----- PROVIDED DATA -----

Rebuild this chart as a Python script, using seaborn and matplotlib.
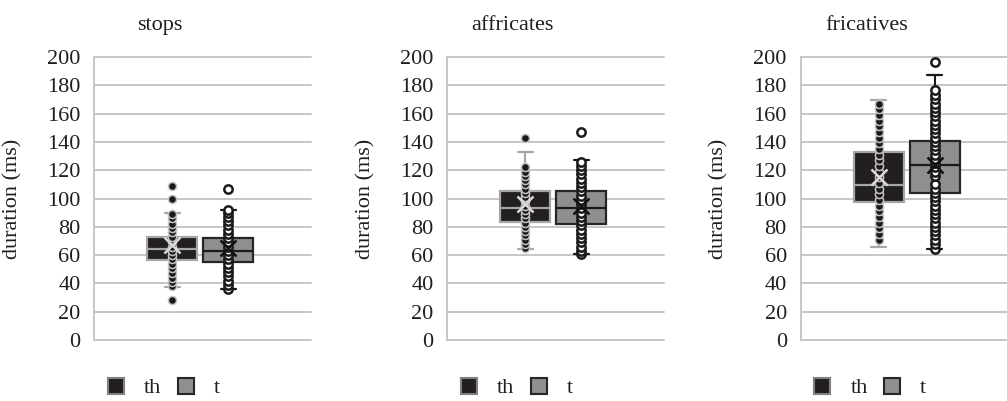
import matplotlib
matplotlib.use("Agg")
import matplotlib.pyplot as plt
from matplotlib.patches import Patch
import pandas as pd
import seaborn as sns

# Consonant classes and the two realisations compared
categories = ["stops", "affricates", "fricatives"]
series = ["th", "t"]

# Box summaries per class (ms): first quartile, median, third quartile,
# whisker ends and mean
th_q1 = [56.5, 83.6, 97.8]
th_med = [64.3, 93.3, 109.6]
th_q3 = [72.8, 105.3, 132.6]
th_lo = [37.5, 64.3, 65.4]
th_hi = [89.5, 132.9, 169.4]
th_mean = [67.0, 96.0, 115.0]

t_q1 = [54.9, 82.2, 103.6]
t_med = [63.1, 93.3, 123.4]
t_q3 = [72.3, 105.3, 140.9]
t_lo = [36.0, 60.5, 64.5]
t_hi = [91.9, 127.2, 187.3]
t_mean = [65.0, 95.0, 124.0]

# Individual token durations (ms)
stops_th = [28, 38, 41, 44, 47, 51, 54, 57, 60, 63, 66, 70, 73, 76, 79, 82, 86, 89, 100, 109]
stops_t = [36, 39, 42, 45, 48, 51, 54, 57, 60, 63, 66, 69, 72, 75, 78, 81, 84, 87, 90, 92, 107]
affricates_th = [65, 68, 71, 74, 77, 80, 83, 86, 89, 92, 95, 98, 101, 104, 107, 110,
                 113, 116, 119, 122, 143]
affricates_t = [60.5, 63, 66, 69, 72, 75, 78, 81, 84, 87, 90, 93, 96, 99, 102, 105,
                108, 111, 114, 117, 120, 123, 126, 147]
fricatives_th = [71, 75, 79, 83, 87, 91, 95, 99, 103, 107, 111, 115, 119, 123, 127,
                 131, 135, 139, 143, 147, 151, 155, 159, 163, 167]
fricatives_t = [64.5, 68, 71, 74, 77, 80, 83, 86, 89, 92, 95, 98, 101, 104, 107, 110,
                116, 119, 122, 125, 128, 131, 134, 137, 140, 143, 146, 149, 152, 155,
                158, 161, 164, 167, 170, 173, 177, 196.5]

points = {
    ("stops", "th"): stops_th, ("stops", "t"): stops_t,
    ("affricates", "th"): affricates_th, ("affricates", "t"): affricates_t,
    ("fricatives", "th"): fricatives_th, ("fricatives", "t"): fricatives_t,
}
summary = {
    "th": (th_q1, th_med, th_q3, th_lo, th_hi, th_mean),
    "t": (t_q1, t_med, t_q3, t_lo, t_hi, t_mean),
}

rows = []
for (cat, ser), vals in points.items():
    for v in vals:
        rows.append({"category": cat, "series": ser, "duration": v})
df = pd.DataFrame(rows)

sns.set_theme(style="white")
plt.rcParams["font.family"] = ["Liberation Serif", "DejaVu Serif"]
TEXT = "#1f1f1f"
GRID = "#c6c6c6"

style = {
    "th": dict(fill="#231f20", edge="#a6a6a6", line="#a6a6a6", mean="#d9d9d9",
               dot_face="#1a1a1a", dot_edge="#c4c4c4", dot_s=34, dot_lw=1.1,
               legend_edge="#808080"),
    "t": dict(fill="#8f8f8f", edge="#262626", line="#1a1a1a", mean="#111111",
              dot_face="#ffffff", dot_edge="#1a1a1a", dot_s=36, dot_lw=1.8,
              legend_edge="#262626"),
}
xpos = {"th": 0.36, "t": 0.617}

W, H = 1007, 401
fig = plt.figure(figsize=(W / 100, H / 100), dpi=100)
left_px = [94.3, 447.3, 800.7]
width_px = 217
top_px, bot_px = 57, 340

for i, cat in enumerate(categories):
    ax = fig.add_axes([left_px[i] / W, 1 - bot_px / H, width_px / W, (bot_px - top_px) / H])
    ax.set_xlim(0, 1)
    ax.set_ylim(0, 200)
    ax.set_yticks(range(0, 201, 20))
    ax.set_xticks([])
    ax.yaxis.grid(True, color=GRID, linewidth=1.4)
    ax.set_axisbelow(True)
    for gl in ax.get_ygridlines():
        gl.set_clip_on(False)
    for side in ["top", "right", "bottom"]:
        ax.spines[side].set_visible(False)
    ax.spines["left"].set_color(GRID)
    ax.spines["left"].set_linewidth(1.4)
    ax.tick_params(axis="y", length=0, pad=10, labelsize=16, labelcolor=TEXT)

    for ser in series:
        st = style[ser]
        q1, med, q3, lo, hi, mean = (arr[i] for arr in summary[ser])
        stats = [dict(med=med, q1=q1, q3=q3, whislo=lo, whishi=hi, mean=mean, fliers=[])]
        ax.bxp(stats, positions=[xpos[ser]], widths=0.23, patch_artist=True,
               showmeans=True, manage_ticks=False, capwidths=0.07,
               boxprops=dict(facecolor=st["fill"], edgecolor=st["edge"], linewidth=1.6),
               medianprops=dict(color=st["line"], linewidth=1.6),
               whiskerprops=dict(color=st["line"], linewidth=1.5),
               capprops=dict(color=st["line"], linewidth=1.6),
               meanprops=dict(marker="x", markeredgecolor=st["mean"], markersize=12,
                              markeredgewidth=1.8, zorder=7))
        sub = df[(df["category"] == cat) & (df["series"] == ser)].copy()
        sub["x"] = xpos[ser]
        sns.scatterplot(data=sub, x="x", y="duration", ax=ax, s=st["dot_s"],
                        color=st["dot_face"], edgecolor=st["dot_edge"],
                        linewidth=st["dot_lw"], zorder=5, legend=False, clip_on=False)

    ax.set_xlabel("")
    ax.set_ylabel("duration (ms)", fontsize=16, color=TEXT)
    ax.yaxis.set_label_coords(-0.333, 0.5)

    fig.text((left_px[i] + 65.5) / W, 1 - 30 / H, cat, ha="center", va="baseline",
             fontsize=16, color=TEXT)

    handles = [Patch(facecolor=style[s]["fill"], edgecolor=style[s]["legend_edge"],
                     linewidth=1.5) for s in series]
    ax.legend(handles, series, loc="center left", bbox_to_anchor=(0.063, -0.17),
              ncol=2, frameon=False, fontsize=16, handlelength=0.72,
              handleheight=0.72, handletextpad=0.9, columnspacing=0.75,
              borderpad=0, borderaxespad=0, labelcolor=TEXT)

fig.savefig("out.png", dpi=100)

-----

THE TASK - Quote the data above in full, leaving out the pictures it holds.

ANSWER BELOW -
Rebuild this chart as a Python script, using seaborn and matplotlib.
import matplotlib
matplotlib.use("Agg")
import matplotlib.pyplot as plt
from matplotlib.patches import Patch
import pandas as pd
import seaborn as sns

# Consonant classes and the two realisations compared
categories = ["stops", "affricates", "fricatives"]
series = ["th", "t"]

# Box summaries per class (ms): first quartile, median, third quartile,
# whisker ends and mean
th_q1 = [56.5, 83.6, 97.8]
th_med = [64.3, 93.3, 109.6]
th_q3 = [72.8, 105.3, 132.6]
th_lo = [37.5, 64.3, 65.4]
th_hi = [89.5, 132.9, 169.4]
th_mean = [67.0, 96.0, 115.0]

t_q1 = [54.9, 82.2, 103.6]
t_med = [63.1, 93.3, 123.4]
t_q3 = [72.3, 105.3, 140.9]
t_lo = [36.0, 60.5, 64.5]
t_hi = [91.9, 127.2, 187.3]
t_mean = [65.0, 95.0, 124.0]

# Individual token durations (ms)
stops_th = [28, 38, 41, 44, 47, 51, 54, 57, 60, 63, 66, 70, 73, 76, 79, 82, 86, 89, 100, 109]
stops_t = [36, 39, 42, 45, 48, 51, 54, 57, 60, 63, 66, 69, 72, 75, 78, 81, 84, 87, 90, 92, 107]
affricates_th = [65, 68, 71, 74, 77, 80, 83, 86, 89, 92, 95, 98, 101, 104, 107, 110,
                 113, 116, 119, 122, 143]
affricates_t = [60.5, 63, 66, 69, 72, 75, 78, 81, 84, 87, 90, 93, 96, 99, 102, 105,
                108, 111, 114, 117, 120, 123, 126, 147]
fricatives_th = [71, 75, 79, 83, 87, 91, 95, 99, 103, 107, 111, 115, 119, 123, 127,
                 131, 135, 139, 143, 147, 151, 155, 159, 163, 167]
fricatives_t = [64.5, 68, 71, 74, 77, 80, 83, 86, 89, 92, 95, 98, 101, 104, 107, 110,
                116, 119, 122, 125, 128, 131, 134, 137, 140, 143, 146, 149, 152, 155,
                158, 161, 164, 167, 170, 173, 177, 196.5]

points = {
    ("stops", "th"): stops_th, ("stops", "t"): stops_t,
    ("affricates", "th"): affricates_th, ("affricates", "t"): affricates_t,
    ("fricatives", "th"): fricatives_th, ("fricatives", "t"): fricatives_t,
}
summary = {
    "th": (th_q1, th_med, th_q3, th_lo, th_hi, th_mean),
    "t": (t_q1, t_med, t_q3, t_lo, t_hi, t_mean),
}

rows = []
for (cat, ser), vals in points.items():
    for v in vals:
        rows.append({"category": cat, "series": ser, "duration": v})
df = pd.DataFrame(rows)

sns.set_theme(style="white")
plt.rcParams["font.family"] = ["Liberation Serif", "DejaVu Serif"]
TEXT = "#1f1f1f"
GRID = "#c6c6c6"

style = {
    "th": dict(fill="#231f20", edge="#a6a6a6", line="#a6a6a6", mean="#d9d9d9",
               dot_face="#1a1a1a", dot_edge="#c4c4c4", dot_s=34, dot_lw=1.1,
               legend_edge="#808080"),
    "t": dict(fill="#8f8f8f", edge="#262626", line="#1a1a1a", mean="#111111",
              dot_face="#ffffff", dot_edge="#1a1a1a", dot_s=36, dot_lw=1.8,
              legend_edge="#262626"),
}
xpos = {"th": 0.36, "t": 0.617}

W, H = 1007, 401
fig = plt.figure(figsize=(W / 100, H / 100), dpi=100)
left_px = [94.3, 447.3, 800.7]
width_px = 217
top_px, bot_px = 57, 340

for i, cat in enumerate(categories):
    ax = fig.add_axes([left_px[i] / W, 1 - bot_px / H, width_px / W, (bot_px - top_px) / H])
    ax.set_xlim(0, 1)
    ax.set_ylim(0, 200)
    ax.set_yticks(range(0, 201, 20))
    ax.set_xticks([])
    ax.yaxis.grid(True, color=GRID, linewidth=1.4)
    ax.set_axisbelow(True)
    for gl in ax.get_ygridlines():
        gl.set_clip_on(False)
    for side in ["top", "right", "bottom"]:
        ax.spines[side].set_visible(False)
    ax.spines["left"].set_color(GRID)
    ax.spines["left"].set_linewidth(1.4)
    ax.tick_params(axis="y", length=0, pad=10, labelsize=16, labelcolor=TEXT)

    for ser in series:
        st = style[ser]
        q1, med, q3, lo, hi, mean = (arr[i] for arr in summary[ser])
        stats = [dict(med=med, q1=q1, q3=q3, whislo=lo, whishi=hi, mean=mean, fliers=[])]
        ax.bxp(stats, positions=[xpos[ser]], widths=0.23, patch_artist=True,
               showmeans=True, manage_ticks=False, capwidths=0.07,
               boxprops=dict(facecolor=st["fill"], edgecolor=st["edge"], linewidth=1.6),
               medianprops=dict(color=st["line"], linewidth=1.6),
               whiskerprops=dict(color=st["line"], linewidth=1.5),
               capprops=dict(color=st["line"], linewidth=1.6),
               meanprops=dict(marker="x", markeredgecolor=st["mean"], markersize=12,
                              markeredgewidth=1.8, zorder=7))
        sub = df[(df["category"] == cat) & (df["series"] == ser)].copy()
        sub["x"] = xpos[ser]
        sns.scatterplot(data=sub, x="x", y="duration", ax=ax, s=st["dot_s"],
                        color=st["dot_face"], edgecolor=st["dot_edge"],
                        linewidth=st["dot_lw"], zorder=5, legend=False, clip_on=False)

    ax.set_xlabel("")
    ax.set_ylabel("duration (ms)", fontsize=16, color=TEXT)
    ax.yaxis.set_label_coords(-0.333, 0.5)

    fig.text((left_px[i] + 65.5) / W, 1 - 30 / H, cat, ha="center", va="baseline",
             fontsize=16, color=TEXT)

    handles = [Patch(facecolor=style[s]["fill"], edgecolor=style[s]["legend_edge"],
                     linewidth=1.5) for s in series]
    ax.legend(handles, series, loc="center left", bbox_to_anchor=(0.063, -0.17),
              ncol=2, frameon=False, fontsize=16, handlelength=0.72,
              handleheight=0.72, handletextpad=0.9, columnspacing=0.75,
              borderpad=0, borderaxespad=0, labelcolor=TEXT)

fig.savefig("out.png", dpi=100)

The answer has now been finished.